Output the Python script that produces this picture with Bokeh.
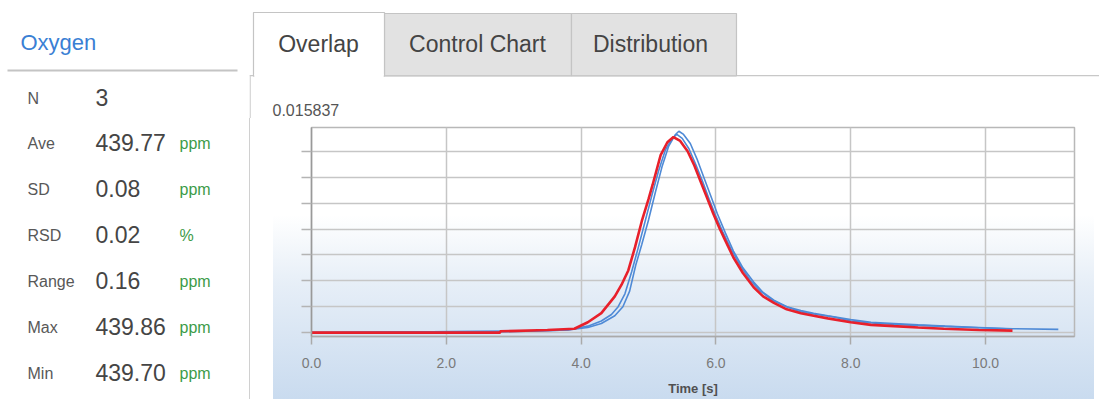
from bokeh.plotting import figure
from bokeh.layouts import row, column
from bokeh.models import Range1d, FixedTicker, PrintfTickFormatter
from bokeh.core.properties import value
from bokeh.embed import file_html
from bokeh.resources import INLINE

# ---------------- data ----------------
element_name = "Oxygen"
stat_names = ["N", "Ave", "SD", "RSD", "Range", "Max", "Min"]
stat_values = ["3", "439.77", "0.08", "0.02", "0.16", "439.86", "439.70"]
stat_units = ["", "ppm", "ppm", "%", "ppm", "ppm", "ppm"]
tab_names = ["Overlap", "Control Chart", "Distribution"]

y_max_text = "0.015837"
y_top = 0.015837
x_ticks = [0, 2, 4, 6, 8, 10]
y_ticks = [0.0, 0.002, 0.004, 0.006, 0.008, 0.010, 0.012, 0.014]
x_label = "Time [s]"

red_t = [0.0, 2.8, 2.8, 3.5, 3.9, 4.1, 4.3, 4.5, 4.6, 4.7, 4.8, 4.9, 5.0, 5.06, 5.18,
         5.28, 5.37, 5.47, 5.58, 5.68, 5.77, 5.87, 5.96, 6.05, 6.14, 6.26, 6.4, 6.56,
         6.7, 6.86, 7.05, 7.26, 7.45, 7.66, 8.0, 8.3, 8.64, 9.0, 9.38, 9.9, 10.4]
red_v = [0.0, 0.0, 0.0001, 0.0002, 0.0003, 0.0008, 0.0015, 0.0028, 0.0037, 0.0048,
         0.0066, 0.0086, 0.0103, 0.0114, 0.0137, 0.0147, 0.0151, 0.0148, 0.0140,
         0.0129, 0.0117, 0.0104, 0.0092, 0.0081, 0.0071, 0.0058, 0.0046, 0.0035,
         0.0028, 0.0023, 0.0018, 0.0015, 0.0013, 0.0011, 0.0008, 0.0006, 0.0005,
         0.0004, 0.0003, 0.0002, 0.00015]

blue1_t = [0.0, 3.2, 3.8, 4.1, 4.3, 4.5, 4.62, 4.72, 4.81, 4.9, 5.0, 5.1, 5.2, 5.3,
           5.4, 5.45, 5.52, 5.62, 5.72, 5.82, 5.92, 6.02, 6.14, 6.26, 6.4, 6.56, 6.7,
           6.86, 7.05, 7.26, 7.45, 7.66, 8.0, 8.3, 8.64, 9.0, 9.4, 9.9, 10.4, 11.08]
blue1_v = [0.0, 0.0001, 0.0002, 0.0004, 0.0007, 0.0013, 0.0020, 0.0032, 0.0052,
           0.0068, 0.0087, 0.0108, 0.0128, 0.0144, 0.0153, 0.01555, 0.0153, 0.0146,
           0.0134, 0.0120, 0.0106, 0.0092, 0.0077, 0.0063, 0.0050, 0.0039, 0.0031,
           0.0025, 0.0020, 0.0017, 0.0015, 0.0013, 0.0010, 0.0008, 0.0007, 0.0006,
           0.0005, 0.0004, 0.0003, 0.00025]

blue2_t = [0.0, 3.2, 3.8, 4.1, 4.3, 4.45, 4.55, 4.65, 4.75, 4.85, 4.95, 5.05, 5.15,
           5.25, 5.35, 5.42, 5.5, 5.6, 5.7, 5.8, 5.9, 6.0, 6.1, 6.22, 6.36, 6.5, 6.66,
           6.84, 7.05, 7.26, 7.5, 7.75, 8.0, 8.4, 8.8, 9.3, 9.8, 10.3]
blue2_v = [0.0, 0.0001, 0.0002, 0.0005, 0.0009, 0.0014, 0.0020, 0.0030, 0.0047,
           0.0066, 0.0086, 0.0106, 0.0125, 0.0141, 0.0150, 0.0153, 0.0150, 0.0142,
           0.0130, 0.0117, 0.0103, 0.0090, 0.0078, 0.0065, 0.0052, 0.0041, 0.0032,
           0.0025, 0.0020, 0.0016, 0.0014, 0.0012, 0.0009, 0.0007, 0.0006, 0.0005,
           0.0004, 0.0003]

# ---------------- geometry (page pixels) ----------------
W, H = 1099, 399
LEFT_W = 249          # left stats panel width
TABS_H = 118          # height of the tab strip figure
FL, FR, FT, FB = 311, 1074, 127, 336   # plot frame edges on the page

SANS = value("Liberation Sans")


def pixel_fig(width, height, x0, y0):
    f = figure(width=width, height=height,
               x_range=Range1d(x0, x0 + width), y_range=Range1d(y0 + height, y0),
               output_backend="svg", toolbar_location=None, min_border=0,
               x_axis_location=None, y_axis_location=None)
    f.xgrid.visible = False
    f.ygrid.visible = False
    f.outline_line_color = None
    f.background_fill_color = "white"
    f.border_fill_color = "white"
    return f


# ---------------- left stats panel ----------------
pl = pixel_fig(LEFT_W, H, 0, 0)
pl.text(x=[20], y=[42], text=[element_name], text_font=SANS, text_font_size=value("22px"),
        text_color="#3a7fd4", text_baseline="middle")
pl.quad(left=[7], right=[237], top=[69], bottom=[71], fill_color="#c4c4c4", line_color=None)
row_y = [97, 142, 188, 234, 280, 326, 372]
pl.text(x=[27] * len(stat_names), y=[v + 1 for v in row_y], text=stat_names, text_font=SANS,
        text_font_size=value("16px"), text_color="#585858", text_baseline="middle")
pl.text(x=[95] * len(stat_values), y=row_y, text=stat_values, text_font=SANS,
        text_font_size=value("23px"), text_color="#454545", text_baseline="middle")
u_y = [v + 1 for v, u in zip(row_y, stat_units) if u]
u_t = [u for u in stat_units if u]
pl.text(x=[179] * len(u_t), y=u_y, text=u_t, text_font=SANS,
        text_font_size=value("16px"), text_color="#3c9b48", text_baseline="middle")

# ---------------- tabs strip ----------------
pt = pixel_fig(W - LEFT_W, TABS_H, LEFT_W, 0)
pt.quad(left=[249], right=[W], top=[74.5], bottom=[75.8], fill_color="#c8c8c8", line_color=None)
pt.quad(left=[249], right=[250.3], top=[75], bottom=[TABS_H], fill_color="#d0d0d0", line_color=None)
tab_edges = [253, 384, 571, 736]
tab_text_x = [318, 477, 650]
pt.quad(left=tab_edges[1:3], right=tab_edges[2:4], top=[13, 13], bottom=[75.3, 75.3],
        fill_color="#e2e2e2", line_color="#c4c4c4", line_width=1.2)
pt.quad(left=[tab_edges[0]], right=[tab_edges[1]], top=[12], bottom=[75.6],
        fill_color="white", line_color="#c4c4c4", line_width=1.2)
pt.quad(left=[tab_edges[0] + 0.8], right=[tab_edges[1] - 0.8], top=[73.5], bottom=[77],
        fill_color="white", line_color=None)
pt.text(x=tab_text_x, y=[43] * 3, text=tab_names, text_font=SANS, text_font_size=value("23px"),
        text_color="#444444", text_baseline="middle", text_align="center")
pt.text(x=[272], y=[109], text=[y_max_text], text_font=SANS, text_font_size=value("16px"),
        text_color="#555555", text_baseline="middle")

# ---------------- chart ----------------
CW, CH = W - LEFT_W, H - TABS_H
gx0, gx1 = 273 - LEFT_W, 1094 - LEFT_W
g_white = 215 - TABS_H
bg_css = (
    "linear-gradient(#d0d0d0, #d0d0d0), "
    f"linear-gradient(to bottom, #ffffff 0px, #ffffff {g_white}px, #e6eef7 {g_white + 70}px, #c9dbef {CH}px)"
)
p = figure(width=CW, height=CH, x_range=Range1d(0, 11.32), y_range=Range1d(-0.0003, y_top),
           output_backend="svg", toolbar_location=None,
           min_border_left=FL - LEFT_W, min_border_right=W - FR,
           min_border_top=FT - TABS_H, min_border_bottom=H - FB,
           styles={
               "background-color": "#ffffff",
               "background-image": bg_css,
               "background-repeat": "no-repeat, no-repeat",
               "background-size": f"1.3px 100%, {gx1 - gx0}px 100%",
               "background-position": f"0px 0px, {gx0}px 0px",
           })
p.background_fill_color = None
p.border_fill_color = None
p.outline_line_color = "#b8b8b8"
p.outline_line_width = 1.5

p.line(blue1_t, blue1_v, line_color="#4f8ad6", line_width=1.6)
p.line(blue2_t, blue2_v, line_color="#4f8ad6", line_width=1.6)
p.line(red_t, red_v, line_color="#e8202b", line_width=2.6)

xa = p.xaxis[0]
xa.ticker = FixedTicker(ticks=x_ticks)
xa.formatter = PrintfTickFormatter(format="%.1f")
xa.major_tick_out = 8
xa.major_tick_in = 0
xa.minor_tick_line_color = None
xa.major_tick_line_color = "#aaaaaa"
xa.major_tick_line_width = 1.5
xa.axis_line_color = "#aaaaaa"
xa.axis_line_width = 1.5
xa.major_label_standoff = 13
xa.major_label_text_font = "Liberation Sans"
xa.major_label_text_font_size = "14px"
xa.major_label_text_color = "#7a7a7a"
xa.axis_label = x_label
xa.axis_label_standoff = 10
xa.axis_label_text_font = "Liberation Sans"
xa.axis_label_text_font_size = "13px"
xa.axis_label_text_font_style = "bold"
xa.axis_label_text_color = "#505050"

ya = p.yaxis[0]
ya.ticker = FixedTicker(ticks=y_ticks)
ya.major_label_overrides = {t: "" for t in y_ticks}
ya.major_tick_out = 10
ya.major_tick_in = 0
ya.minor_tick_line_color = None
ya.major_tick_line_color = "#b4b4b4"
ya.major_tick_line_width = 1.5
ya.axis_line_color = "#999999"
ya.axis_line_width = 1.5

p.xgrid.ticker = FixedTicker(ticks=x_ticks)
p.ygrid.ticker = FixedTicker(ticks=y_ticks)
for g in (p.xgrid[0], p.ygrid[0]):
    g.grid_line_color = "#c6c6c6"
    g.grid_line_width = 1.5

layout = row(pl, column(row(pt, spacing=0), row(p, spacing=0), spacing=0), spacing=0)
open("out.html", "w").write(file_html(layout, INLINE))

-=-=-

*Work to be completed*:
Your task is to reproduce exactly the lines from the start of the data above through the line containing "from bokeh.resources import INLINE", leaving every picture out.

*Exercise solution*:
Output the Python script that produces this picture with Bokeh.
from bokeh.plotting import figure
from bokeh.layouts import row, column
from bokeh.models import Range1d, FixedTicker, PrintfTickFormatter
from bokeh.core.properties import value
from bokeh.embed import file_html
from bokeh.resources import INLINE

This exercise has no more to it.